NSK Ltd. (Japan) and JTEKT (Koyo; Japan) have won a significant victory in convincing the U.S. Court of International Trade to force the Department of Commerce to reconsider how it handles antidumping duty reviews.
At issue are so-called Sunset Reviews, conducted by the U.S. Department of Commerce. At the 1995 Uruguay Round of tariff negotiations, countries agreed to "sunset" or allow their antidumping duties and tariffs to expire every five years, rather than the previous system which allowed duties to remain in place indefinitely. Commerce's International Trade Commission conducts the sunset review investigations.
Import duties remain in place when an ITC investigation shows that rescinding them will harm the domestic industry.
Since 1988, the U.S. has had antidumping duties on ball bearings from China, France, Germany, Italy, Japan, Singapore and the United Kingdom under 731-TA decisions. Duties on ball bearings from China have since been rescinded.
The latest sunset review decision occurred in 2006, and the ITC determined the need to continue antidumping duties on those bearings to prevent "material injury of the domestic industry."
Koyo and NSK, joined by several other bearing manufacturers, went to the Court of International Trade and challenged the ITC's methodology in reaching that decision. In particular, they challenged the depth and rationale of the ITC's analysis in light of recent developments and reinterpretation of its own data.
The key success point in their argument came from challenging the ITC's findings based on another recent decision, Bratsk Aluminum Smelter v. United States. In Bratsk, the Federal Circuit court held
[w]here commodity products are at issue and fairly traded, price competitive, non- subject imports are in the market, the Commission must explain why the elimination of subject imports would benefit the domestic industry instead of resulting in the non-subject imports’ replacement of the subject imports’ market share without any beneficial impact on domestic producers.
In other words, they asked the CIT to order the ITC to consider in its sunset reviews the impact of importing bearings from countries other than France, Germany, Italy, Japan, Singapore and the UK (called "non-subject" bearings because they are not subject to antidumping duties).
For example, if the U.S. market is simply importing more ball bearings from China -- not subject to antidumping duties -- to replace duty-laden ball bearings from France, Germany, Italy, Japan, Singapore and the UK, then the argument under Bratsk is that the ITC should evaluate whether removing the duties would have any net impact at all on the domestic industry.
And that is what the CIT found -- the proportion of imported ball bearings in the U.S. market not subject to duties has grown, while the proportion of U.S.-manufactured bearings fell and the proportion of ball bearings from France, Germany, Italy, Japan, Singapore and the UK has also fallen.
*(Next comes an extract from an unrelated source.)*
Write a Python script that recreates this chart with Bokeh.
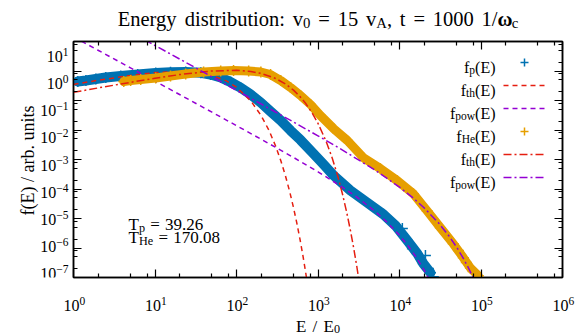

In order for the key direct-replacement sales argument under Bratsk to be valid, the companies had to prove that bearings from various countries were considered equal and interchangeable in the U.S. market (that is, a "commodity product") by the ITC. The ITC's own sunset review did that, finding "70 out of 77 responding purchasers and 81 out of 125 responding importers considered domestically produced [ball bearings] and the subject merchandise to be ‘always’ or ‘frequently’ interchangeable."
So the CIT ruled: "The criteria necessary to trigger Bratsk having been met, the court remands this issue to the ITC for a full review of the impact of non-subject imports on the domestic industry in conformity with this opinion."
NSK and Koyo also argued that the ITC's investigation was flawed in being too limited, reviewed too few products and too few sales, and that the results those sales analyses did not in fact convincingly show dumping has occurred.
The court generally declined to second guess the ITC's analyses of various competitive situations in the U.S. market, including glaringly inconsistent evaluations of import volume and market share portability. While it faulted the ITC's use of a "minuscule" number of data points, and mathematically inconclusive results, it generally agreed that the ITC's derivative findings were relatively accurate.
Remanding the sunset review back to the ITC, the court found:
In accordance with the issues raised in this opinion, the ITC must reconsider its impact analysis on remand. The court has held that the ITC must provide a more comprehensive discussion of supply conditions and must also evaluate the impact of non-subject imports in accordance with Bratsk. As these determinations may influence the ITC’s likely impact analysis, the court’s decision on the issue must await the ITC’s remand results.